▶ Supplied data
- - -

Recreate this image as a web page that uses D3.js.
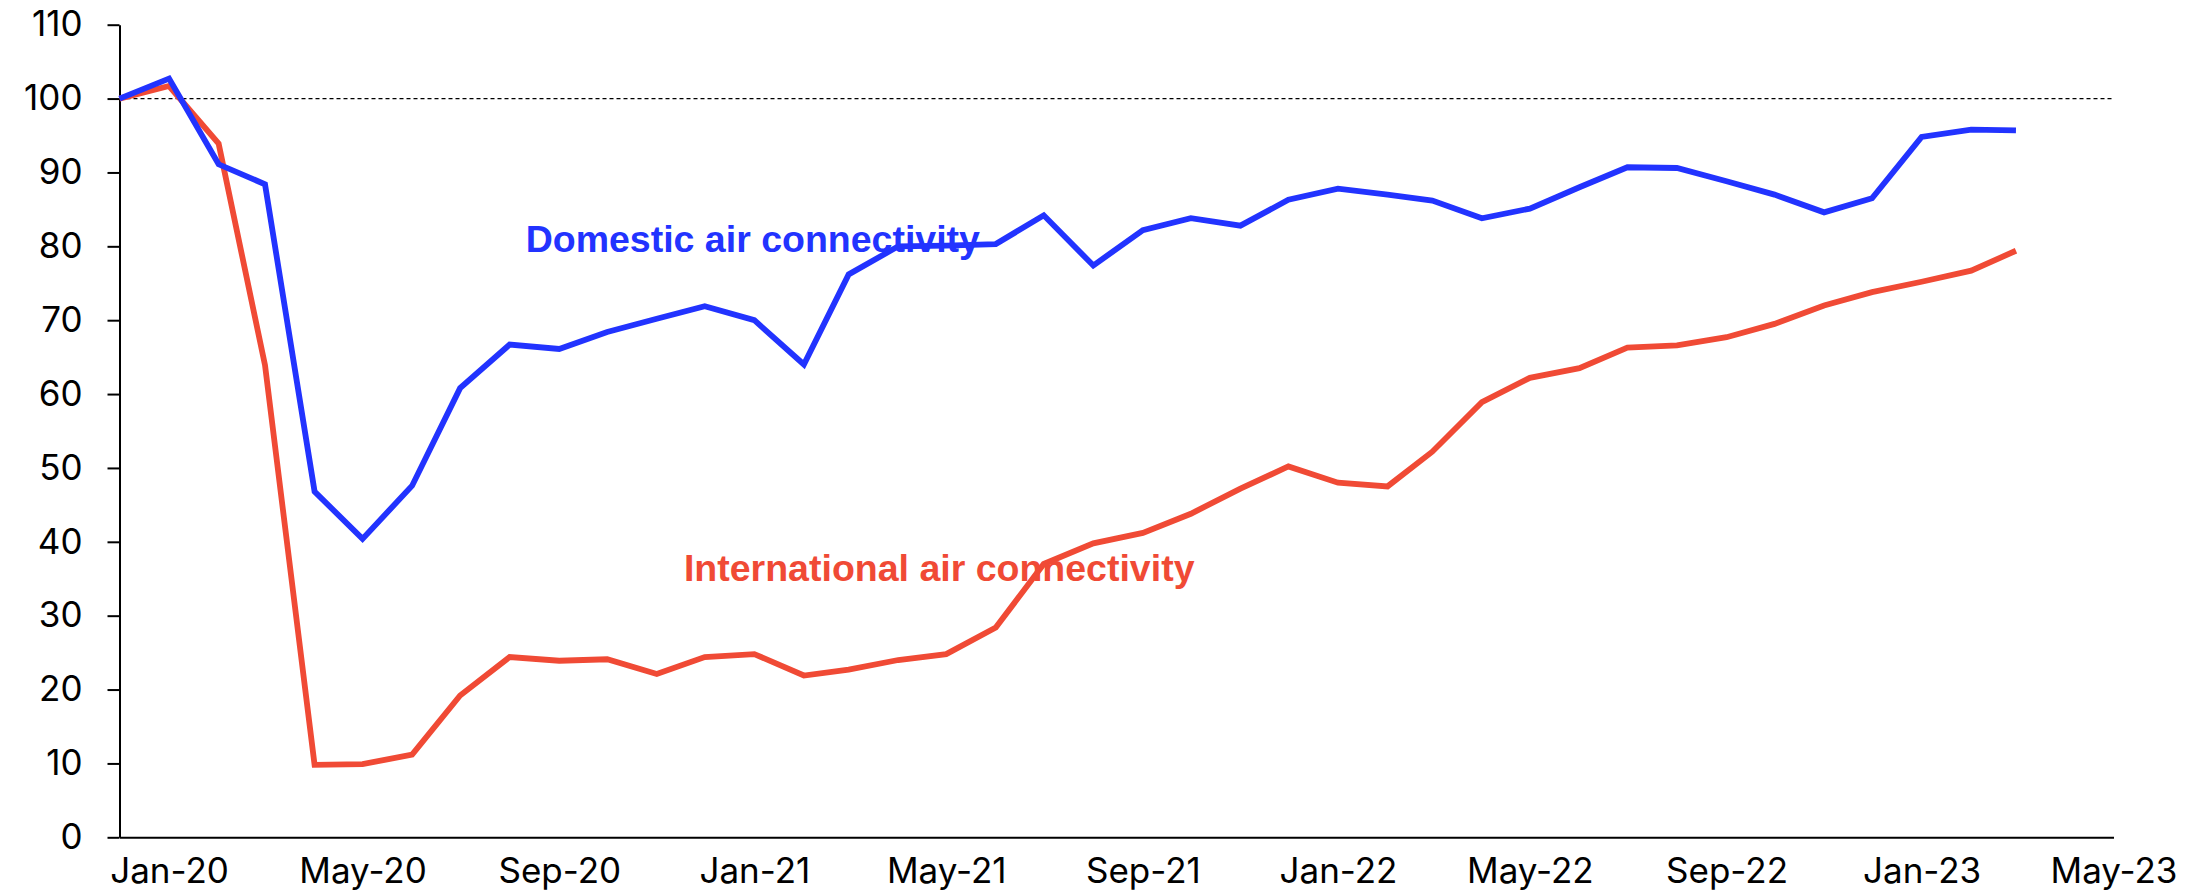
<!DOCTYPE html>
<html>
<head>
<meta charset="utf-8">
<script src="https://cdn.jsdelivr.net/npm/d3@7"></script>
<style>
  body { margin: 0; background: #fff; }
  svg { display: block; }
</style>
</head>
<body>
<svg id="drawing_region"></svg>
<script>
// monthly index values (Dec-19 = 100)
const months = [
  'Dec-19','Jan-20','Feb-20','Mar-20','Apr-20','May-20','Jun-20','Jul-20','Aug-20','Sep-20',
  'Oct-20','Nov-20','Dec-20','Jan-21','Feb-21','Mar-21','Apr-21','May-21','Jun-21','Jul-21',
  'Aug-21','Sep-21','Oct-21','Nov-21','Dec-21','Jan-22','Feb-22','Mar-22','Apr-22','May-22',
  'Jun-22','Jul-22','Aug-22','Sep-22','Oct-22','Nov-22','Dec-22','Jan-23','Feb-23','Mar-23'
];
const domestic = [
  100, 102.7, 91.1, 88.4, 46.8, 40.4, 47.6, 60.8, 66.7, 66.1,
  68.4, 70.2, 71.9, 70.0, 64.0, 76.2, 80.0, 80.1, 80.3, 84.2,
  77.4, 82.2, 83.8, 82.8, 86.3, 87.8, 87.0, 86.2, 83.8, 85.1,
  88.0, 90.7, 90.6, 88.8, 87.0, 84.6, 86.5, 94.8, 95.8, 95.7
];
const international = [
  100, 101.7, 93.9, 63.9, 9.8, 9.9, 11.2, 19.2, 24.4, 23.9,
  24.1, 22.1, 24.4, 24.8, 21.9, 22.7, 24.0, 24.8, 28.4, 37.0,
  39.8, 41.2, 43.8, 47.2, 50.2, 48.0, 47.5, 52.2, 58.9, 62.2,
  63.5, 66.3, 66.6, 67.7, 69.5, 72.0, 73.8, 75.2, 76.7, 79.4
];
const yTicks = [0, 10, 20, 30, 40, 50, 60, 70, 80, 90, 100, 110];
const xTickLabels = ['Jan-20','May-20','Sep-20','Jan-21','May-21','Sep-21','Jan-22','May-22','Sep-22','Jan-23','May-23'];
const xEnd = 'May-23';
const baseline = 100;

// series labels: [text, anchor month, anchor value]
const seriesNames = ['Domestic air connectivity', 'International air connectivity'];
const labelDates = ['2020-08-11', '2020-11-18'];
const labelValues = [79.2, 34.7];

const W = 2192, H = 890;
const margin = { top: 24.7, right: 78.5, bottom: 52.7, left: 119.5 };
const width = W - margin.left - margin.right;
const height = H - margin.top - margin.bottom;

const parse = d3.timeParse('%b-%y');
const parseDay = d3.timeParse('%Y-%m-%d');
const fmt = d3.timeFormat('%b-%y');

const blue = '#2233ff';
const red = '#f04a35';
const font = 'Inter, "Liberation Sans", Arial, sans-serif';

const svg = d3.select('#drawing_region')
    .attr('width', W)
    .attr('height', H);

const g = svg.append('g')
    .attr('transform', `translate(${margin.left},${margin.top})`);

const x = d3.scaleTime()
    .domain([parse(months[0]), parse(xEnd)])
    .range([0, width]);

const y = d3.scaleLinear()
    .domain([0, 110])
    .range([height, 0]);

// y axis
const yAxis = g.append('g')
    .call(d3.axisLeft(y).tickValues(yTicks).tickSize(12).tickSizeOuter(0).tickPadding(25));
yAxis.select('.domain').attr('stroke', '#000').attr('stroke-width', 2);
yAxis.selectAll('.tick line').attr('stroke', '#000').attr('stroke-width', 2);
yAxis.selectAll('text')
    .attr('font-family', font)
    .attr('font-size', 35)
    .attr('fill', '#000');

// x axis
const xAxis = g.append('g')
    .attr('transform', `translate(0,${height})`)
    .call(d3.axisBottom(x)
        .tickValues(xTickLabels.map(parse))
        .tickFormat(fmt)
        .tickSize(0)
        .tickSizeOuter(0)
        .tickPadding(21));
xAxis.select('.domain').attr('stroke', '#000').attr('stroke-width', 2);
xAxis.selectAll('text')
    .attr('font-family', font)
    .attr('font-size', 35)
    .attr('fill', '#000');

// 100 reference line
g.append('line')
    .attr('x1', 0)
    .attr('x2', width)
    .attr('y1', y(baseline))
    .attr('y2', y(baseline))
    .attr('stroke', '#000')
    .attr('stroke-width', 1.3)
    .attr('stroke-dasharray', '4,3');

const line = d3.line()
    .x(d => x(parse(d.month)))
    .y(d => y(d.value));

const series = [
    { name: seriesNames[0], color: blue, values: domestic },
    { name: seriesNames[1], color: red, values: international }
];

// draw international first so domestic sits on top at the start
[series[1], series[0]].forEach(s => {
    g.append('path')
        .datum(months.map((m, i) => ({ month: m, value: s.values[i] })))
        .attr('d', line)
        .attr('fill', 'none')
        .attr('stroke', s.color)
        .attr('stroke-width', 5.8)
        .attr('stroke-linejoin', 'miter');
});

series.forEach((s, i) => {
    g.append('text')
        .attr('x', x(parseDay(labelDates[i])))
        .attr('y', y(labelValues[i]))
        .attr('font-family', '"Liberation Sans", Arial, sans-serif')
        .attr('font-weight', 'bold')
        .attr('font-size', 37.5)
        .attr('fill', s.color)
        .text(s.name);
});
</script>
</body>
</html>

- - -

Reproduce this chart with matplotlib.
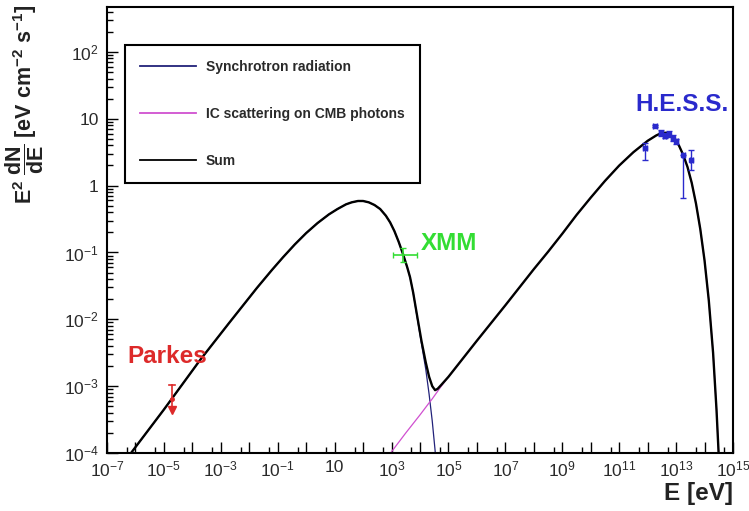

- - -

▶ Exercise prompt
Do not copy any pictures. Retype exactly the stretch from the line with "Recreate this image" through the line with "const baseline = 100;".

▶ Correct answer
Recreate this image as a web page that uses D3.js.
<!DOCTYPE html>
<html>
<head>
<meta charset="utf-8">
<script src="https://cdn.jsdelivr.net/npm/d3@7"></script>
<style>
  body { margin: 0; background: #fff; }
  svg { display: block; }
</style>
</head>
<body>
<svg id="drawing_region"></svg>
<script>
// monthly index values (Dec-19 = 100)
const months = [
  'Dec-19','Jan-20','Feb-20','Mar-20','Apr-20','May-20','Jun-20','Jul-20','Aug-20','Sep-20',
  'Oct-20','Nov-20','Dec-20','Jan-21','Feb-21','Mar-21','Apr-21','May-21','Jun-21','Jul-21',
  'Aug-21','Sep-21','Oct-21','Nov-21','Dec-21','Jan-22','Feb-22','Mar-22','Apr-22','May-22',
  'Jun-22','Jul-22','Aug-22','Sep-22','Oct-22','Nov-22','Dec-22','Jan-23','Feb-23','Mar-23'
];
const domestic = [
  100, 102.7, 91.1, 88.4, 46.8, 40.4, 47.6, 60.8, 66.7, 66.1,
  68.4, 70.2, 71.9, 70.0, 64.0, 76.2, 80.0, 80.1, 80.3, 84.2,
  77.4, 82.2, 83.8, 82.8, 86.3, 87.8, 87.0, 86.2, 83.8, 85.1,
  88.0, 90.7, 90.6, 88.8, 87.0, 84.6, 86.5, 94.8, 95.8, 95.7
];
const international = [
  100, 101.7, 93.9, 63.9, 9.8, 9.9, 11.2, 19.2, 24.4, 23.9,
  24.1, 22.1, 24.4, 24.8, 21.9, 22.7, 24.0, 24.8, 28.4, 37.0,
  39.8, 41.2, 43.8, 47.2, 50.2, 48.0, 47.5, 52.2, 58.9, 62.2,
  63.5, 66.3, 66.6, 67.7, 69.5, 72.0, 73.8, 75.2, 76.7, 79.4
];
const yTicks = [0, 10, 20, 30, 40, 50, 60, 70, 80, 90, 100, 110];
const xTickLabels = ['Jan-20','May-20','Sep-20','Jan-21','May-21','Sep-21','Jan-22','May-22','Sep-22','Jan-23','May-23'];
const xEnd = 'May-23';
const baseline = 100;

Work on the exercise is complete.